Et puis, il y a ce merveilleux bocadillo con tomate, le meilleur de ma vie, parce qu’il est ce souvenir gustatif impérissable ; une saveur et une texture que je n’ai jamais retrouvées.

 

Une transmission maternelle, une passion devenue vie

Je tarde à l’avouer : ma mère était professeure d’espagnol. En aurait-il été autrement de mon engouement pour l’Espagne si elle ne l’avait pas été ? Et si je n’étais pas née et n’avais pas vécu à Bordeaux ? Si je n’avais pas feuilleté les revues HOLA que maman achetait régulièrement et où les propriétés, appartements et silhouettes sur la plage des personnes présentées sont tous « fenomenal, increible, espectacular… ». Si je n’avais pas été intriguée par les livres de la « collecion Austral » de ma mère ? Si mon père ne m’avait pas autant parlé de l’histoire de l’Espagne dont il est féru, en particulier de la Guerre civile ? Il m’en parle toujours d’ailleurs.

 

Une du magazine Hola
@Todocoleccion, DR.


Ma mère fit plusieurs séjours en Espagne. Elle passa une année à Madrid en 1965 étudiant l’espagnol dans une annexe du Lycée français alors situé calle Marqués de la Ensenada. Elle avait 19 ans. Elle séjourna chez une amie, Consuelo, dans les Asturies, fit d’autres séjours chez des religieuses, fit de l’auto-stop (« parce que c’était plus sûr à mon époque ou c’est que j’étais inconsciente »). 

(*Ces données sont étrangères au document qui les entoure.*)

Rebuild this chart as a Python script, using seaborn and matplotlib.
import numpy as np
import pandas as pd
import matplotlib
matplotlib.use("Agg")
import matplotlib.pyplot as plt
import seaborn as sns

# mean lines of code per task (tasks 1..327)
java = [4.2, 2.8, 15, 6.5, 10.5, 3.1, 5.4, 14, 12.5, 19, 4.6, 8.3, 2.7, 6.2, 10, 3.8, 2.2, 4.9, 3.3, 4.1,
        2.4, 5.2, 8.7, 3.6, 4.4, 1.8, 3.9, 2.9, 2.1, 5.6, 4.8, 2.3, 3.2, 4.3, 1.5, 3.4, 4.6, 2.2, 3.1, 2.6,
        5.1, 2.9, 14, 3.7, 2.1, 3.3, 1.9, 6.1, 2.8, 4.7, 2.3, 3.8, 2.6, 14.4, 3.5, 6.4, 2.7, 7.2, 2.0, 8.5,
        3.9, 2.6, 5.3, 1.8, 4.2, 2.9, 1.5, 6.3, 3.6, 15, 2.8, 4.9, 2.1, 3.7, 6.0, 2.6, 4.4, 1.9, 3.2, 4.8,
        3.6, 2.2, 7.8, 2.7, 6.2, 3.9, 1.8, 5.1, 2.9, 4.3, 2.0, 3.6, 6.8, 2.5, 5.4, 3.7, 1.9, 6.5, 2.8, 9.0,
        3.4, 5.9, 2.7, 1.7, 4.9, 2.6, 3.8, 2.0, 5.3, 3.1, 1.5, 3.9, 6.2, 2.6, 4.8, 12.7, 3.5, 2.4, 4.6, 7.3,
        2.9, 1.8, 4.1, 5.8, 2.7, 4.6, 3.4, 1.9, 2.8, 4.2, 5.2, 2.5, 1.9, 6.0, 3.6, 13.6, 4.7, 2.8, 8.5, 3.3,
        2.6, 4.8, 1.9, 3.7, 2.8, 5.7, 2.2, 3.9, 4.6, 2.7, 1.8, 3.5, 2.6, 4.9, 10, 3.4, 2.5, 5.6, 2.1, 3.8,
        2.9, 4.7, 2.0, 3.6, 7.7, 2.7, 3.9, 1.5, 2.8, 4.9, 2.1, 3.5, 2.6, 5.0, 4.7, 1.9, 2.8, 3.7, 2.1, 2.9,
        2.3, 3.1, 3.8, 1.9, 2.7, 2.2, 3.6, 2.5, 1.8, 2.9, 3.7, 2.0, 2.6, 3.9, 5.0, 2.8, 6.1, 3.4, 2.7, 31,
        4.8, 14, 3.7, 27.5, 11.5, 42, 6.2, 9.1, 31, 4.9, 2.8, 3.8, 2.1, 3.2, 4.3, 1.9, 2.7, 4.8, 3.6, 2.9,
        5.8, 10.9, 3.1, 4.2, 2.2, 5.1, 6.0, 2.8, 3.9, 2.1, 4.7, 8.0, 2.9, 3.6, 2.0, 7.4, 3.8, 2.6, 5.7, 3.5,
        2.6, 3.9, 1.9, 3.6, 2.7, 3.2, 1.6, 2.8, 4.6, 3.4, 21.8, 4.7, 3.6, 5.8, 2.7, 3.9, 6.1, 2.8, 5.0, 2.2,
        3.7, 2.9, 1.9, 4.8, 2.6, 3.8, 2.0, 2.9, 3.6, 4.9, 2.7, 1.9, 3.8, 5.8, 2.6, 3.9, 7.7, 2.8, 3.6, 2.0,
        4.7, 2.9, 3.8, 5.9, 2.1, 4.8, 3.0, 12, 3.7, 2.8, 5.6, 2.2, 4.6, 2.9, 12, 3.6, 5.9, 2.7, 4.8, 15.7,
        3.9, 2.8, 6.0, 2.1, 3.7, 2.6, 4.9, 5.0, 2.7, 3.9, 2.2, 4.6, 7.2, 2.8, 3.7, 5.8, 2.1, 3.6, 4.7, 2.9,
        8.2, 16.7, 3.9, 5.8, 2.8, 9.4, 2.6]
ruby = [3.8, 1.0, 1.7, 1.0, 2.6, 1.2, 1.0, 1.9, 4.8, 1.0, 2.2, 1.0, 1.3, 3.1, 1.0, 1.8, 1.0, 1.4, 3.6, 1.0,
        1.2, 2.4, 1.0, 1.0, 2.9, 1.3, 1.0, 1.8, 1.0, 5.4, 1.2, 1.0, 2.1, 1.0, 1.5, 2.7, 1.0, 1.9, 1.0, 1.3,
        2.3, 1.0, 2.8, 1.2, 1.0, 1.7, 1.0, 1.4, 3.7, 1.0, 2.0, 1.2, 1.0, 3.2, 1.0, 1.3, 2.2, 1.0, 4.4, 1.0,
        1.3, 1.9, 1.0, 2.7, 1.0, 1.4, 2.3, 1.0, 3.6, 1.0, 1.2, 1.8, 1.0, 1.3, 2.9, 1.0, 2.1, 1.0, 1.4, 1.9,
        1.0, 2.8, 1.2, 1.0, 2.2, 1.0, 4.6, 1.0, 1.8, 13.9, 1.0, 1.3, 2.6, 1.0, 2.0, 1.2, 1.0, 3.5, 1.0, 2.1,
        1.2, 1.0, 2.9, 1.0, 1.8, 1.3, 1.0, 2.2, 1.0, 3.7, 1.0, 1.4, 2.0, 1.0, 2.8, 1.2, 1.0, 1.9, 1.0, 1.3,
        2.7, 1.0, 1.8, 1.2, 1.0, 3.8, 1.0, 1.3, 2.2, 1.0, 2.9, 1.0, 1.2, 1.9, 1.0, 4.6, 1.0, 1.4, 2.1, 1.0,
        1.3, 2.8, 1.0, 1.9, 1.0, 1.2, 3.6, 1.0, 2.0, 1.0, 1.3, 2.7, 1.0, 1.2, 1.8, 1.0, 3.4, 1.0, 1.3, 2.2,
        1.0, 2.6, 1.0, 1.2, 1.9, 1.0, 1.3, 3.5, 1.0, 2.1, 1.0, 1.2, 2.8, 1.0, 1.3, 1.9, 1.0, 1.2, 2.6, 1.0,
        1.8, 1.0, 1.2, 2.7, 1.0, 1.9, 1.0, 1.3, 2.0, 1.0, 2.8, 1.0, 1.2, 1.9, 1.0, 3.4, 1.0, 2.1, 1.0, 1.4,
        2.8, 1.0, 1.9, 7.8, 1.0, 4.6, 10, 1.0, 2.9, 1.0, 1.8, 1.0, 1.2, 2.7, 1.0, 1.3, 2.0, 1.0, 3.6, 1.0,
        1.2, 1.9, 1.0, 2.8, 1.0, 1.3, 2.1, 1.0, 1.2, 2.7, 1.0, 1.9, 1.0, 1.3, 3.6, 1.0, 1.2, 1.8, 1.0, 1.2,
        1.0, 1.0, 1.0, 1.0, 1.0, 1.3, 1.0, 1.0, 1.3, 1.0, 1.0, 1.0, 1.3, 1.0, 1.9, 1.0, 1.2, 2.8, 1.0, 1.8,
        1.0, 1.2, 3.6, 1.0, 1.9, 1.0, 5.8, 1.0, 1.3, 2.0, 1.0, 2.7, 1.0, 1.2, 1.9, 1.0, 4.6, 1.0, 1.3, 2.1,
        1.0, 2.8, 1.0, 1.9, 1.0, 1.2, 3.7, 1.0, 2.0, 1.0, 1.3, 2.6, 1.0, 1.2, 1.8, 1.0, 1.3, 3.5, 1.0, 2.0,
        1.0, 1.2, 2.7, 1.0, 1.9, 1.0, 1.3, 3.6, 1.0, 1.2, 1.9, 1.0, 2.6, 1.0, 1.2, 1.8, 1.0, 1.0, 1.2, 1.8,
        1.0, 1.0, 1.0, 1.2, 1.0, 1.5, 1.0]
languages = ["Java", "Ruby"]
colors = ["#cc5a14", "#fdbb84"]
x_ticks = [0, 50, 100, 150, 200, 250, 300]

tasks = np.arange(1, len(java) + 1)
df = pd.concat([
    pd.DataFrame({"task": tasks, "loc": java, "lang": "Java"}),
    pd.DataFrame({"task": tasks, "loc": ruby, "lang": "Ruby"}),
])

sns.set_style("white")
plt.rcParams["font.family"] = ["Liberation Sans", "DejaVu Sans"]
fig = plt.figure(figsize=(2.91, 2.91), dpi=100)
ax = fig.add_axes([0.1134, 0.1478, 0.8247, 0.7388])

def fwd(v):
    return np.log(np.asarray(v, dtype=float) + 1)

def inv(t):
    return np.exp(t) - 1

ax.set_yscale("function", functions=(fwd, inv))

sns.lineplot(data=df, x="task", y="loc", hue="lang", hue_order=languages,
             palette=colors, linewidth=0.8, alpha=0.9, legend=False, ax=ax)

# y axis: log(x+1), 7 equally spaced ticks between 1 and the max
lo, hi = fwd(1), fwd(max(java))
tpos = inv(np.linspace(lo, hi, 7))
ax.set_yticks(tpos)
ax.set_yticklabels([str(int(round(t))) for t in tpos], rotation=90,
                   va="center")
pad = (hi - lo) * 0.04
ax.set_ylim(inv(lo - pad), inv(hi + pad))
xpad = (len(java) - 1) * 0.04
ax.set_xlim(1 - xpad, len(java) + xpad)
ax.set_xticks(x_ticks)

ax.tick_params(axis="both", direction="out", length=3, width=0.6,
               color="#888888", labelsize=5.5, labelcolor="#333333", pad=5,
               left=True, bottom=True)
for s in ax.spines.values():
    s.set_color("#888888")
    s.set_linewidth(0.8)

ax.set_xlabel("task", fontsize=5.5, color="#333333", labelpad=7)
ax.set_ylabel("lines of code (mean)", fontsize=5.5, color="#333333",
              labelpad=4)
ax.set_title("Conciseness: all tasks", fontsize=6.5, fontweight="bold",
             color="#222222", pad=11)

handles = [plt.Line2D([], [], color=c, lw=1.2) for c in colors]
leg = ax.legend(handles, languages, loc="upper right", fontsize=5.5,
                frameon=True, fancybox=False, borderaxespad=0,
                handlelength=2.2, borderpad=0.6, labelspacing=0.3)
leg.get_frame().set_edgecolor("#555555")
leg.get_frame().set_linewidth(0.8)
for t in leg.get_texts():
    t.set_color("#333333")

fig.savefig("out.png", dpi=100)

J’ai vécu l’Espagne d’antan à travers ses anecdotes, comme elle vit un peu l’Espagne actuelle à travers mes immersions et incursions dans la vie madrilène, dans la culture espagnole, dans la connaissance – qui n’aura jamais de fin - de ce pays. Elle vérifie ce qui a changé, ce qui n’a pas changé. Ou à travers la télévision espagnole que mes parents regardent toujours. Ils m’informent parfois de choses dont je passe allègrement à côté. 

Je fis aussi des allers retours pour des séjours linguistiques : Logroño, Santiago de Compostela, Barcelona, Avila et une année Erasmus à Granada. Je ne cessai d’étudier l’espagnol tout au long de mes études. Don Quijote de La Mancha, Lazarillo de Tormes en espagnol. Et tant d’autres. Je choisis de réaliser un mémoire sur les relations entre l’UGT (Union General de los Trabajores) et le PSOE (Partido Socialista-Obrero Español) dans les années 80. Quelle drôle d’idée !


Madrid, l’apprentissage d’une seconde patrie

Je suis arrivée à Madrid en septembre 2020. J’ai préféré pendant mes premières années me plonger entièrement dans l’espagnol : tertulias, théâtre, cinéma, musique, sport, et tous les systèmes : de santé, de logement, bancaire. Pas de problème pour le tutoiement, los piropos (les compliments), pas de problème pour décaler les heures de repas, pour un pincho de tortilla con café con leche, pas de problème avec la chaleur de Madrid (non, c’est là une petite blague). Pas de problème pour dire que Almodovar n’est pas le seul réalisateur espagnol intéressant. 
 

Rues de Madrid
@Jorge Fernández Salas, Unsplash


Alors oui, il me manque des pans de culture espagnole, des références, je me sens encore larguée dans certaines conversations mais je ris à certains traits d’humour. Je connais quelques chansons cultes que l’on entonne en chœur (un Beso y una Flor, …) et quelques moments cultes de télévision (Francisco Umbral en 1992, …). Je sais reconnaître certains accents régionaux. Et mille autres petites choses.

C’est l’histoire d’une douce accoutumance. Une imprégnation recherchée, constituée en premier lieu de liens d’affection et de souvenirs d’enfance. J’aimerais me débarrasser de mon accent français mais cela ne fera pas de moi une Espagnole. Alors voilà, je suis cette Française éprise de la France et de l’Espagne, vivant à Madrid.